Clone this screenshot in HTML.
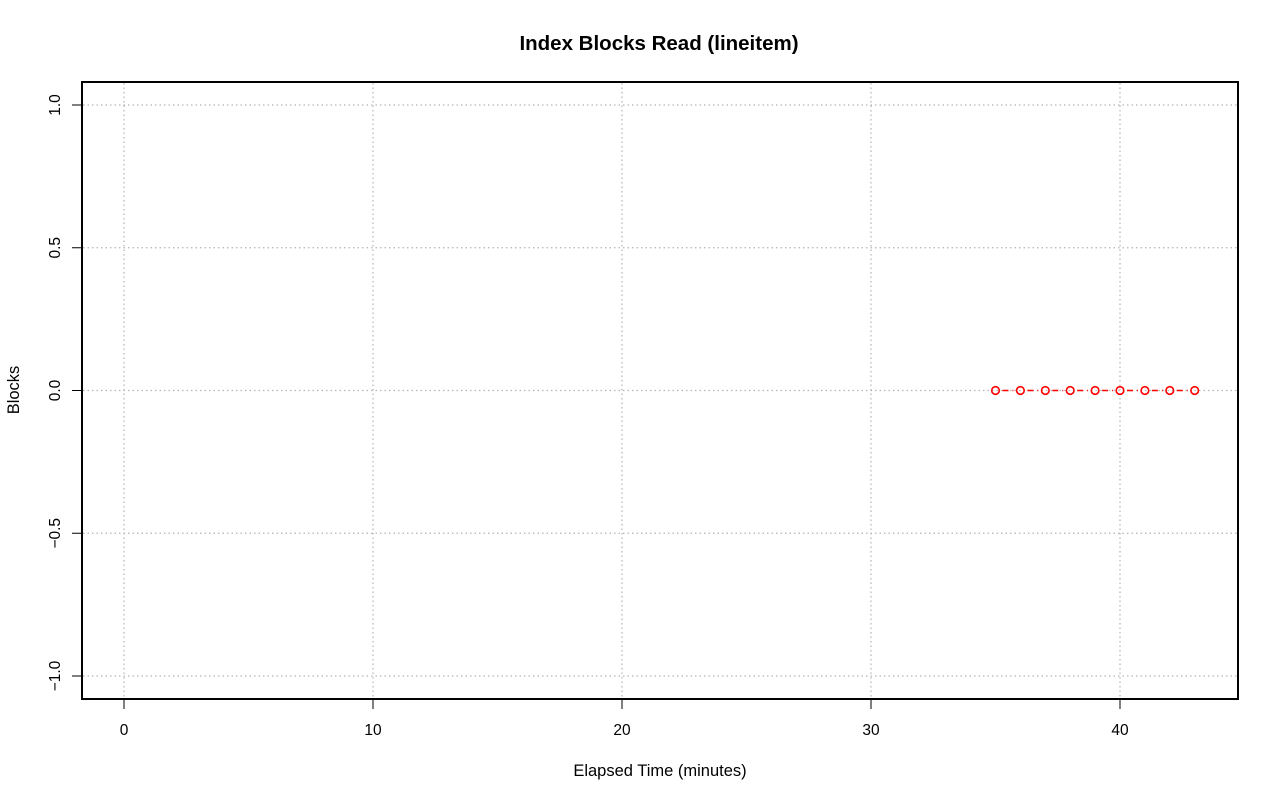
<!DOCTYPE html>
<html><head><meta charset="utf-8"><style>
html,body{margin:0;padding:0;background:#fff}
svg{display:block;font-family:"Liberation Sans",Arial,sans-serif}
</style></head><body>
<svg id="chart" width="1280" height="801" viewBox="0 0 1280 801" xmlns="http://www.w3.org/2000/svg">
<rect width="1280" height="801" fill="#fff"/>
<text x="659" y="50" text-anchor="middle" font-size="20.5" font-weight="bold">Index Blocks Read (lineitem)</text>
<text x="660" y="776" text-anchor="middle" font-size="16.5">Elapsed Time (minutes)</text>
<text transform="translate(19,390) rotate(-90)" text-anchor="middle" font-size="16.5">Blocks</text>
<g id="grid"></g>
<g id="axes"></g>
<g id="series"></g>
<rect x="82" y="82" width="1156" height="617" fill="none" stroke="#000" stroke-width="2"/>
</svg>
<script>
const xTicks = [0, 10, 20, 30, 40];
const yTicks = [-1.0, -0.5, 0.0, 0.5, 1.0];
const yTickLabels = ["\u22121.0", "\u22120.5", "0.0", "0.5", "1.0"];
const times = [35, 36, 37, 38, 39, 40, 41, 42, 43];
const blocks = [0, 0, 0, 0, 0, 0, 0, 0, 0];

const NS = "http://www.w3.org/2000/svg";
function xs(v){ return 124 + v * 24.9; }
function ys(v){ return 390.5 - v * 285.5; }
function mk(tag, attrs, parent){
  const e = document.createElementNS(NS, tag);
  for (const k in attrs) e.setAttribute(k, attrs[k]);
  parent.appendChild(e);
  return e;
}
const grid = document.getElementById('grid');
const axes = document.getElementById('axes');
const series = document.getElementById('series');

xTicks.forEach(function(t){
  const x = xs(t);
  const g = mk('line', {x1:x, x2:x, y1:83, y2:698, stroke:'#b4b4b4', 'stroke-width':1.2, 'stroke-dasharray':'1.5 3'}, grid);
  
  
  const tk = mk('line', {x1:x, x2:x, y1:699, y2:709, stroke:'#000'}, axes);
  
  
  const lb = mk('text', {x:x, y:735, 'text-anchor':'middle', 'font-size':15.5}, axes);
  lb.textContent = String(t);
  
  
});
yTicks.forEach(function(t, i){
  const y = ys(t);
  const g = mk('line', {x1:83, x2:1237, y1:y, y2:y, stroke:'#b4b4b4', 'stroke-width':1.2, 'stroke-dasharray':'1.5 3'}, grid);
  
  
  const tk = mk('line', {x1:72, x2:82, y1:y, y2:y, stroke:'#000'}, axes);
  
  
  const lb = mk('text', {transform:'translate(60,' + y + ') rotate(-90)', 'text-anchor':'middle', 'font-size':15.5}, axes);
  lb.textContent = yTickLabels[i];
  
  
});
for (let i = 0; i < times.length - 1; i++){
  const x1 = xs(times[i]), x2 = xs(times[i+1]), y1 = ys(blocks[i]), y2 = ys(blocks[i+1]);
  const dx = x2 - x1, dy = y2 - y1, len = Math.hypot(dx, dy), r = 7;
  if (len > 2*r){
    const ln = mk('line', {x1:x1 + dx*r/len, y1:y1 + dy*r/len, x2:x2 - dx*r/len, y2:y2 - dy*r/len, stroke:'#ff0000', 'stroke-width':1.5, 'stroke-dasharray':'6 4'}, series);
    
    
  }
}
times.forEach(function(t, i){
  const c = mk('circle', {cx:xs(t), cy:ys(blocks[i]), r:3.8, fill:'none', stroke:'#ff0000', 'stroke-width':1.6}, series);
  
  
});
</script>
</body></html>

#### Exercise brief
Give back exactly the lines from the first line of the data through the line with "const blocks = [0, 0, 0, 0, 0, 0, 0, 0, 0];", pictures excluded.

#### Task output
Clone this screenshot in HTML.
<!DOCTYPE html>
<html><head><meta charset="utf-8"><style>
html,body{margin:0;padding:0;background:#fff}
svg{display:block;font-family:"Liberation Sans",Arial,sans-serif}
</style></head><body>
<svg id="chart" width="1280" height="801" viewBox="0 0 1280 801" xmlns="http://www.w3.org/2000/svg">
<rect width="1280" height="801" fill="#fff"/>
<text x="659" y="50" text-anchor="middle" font-size="20.5" font-weight="bold">Index Blocks Read (lineitem)</text>
<text x="660" y="776" text-anchor="middle" font-size="16.5">Elapsed Time (minutes)</text>
<text transform="translate(19,390) rotate(-90)" text-anchor="middle" font-size="16.5">Blocks</text>
<g id="grid"></g>
<g id="axes"></g>
<g id="series"></g>
<rect x="82" y="82" width="1156" height="617" fill="none" stroke="#000" stroke-width="2"/>
</svg>
<script>
const xTicks = [0, 10, 20, 30, 40];
const yTicks = [-1.0, -0.5, 0.0, 0.5, 1.0];
const yTickLabels = ["\u22121.0", "\u22120.5", "0.0", "0.5", "1.0"];
const times = [35, 36, 37, 38, 39, 40, 41, 42, 43];
const blocks = [0, 0, 0, 0, 0, 0, 0, 0, 0];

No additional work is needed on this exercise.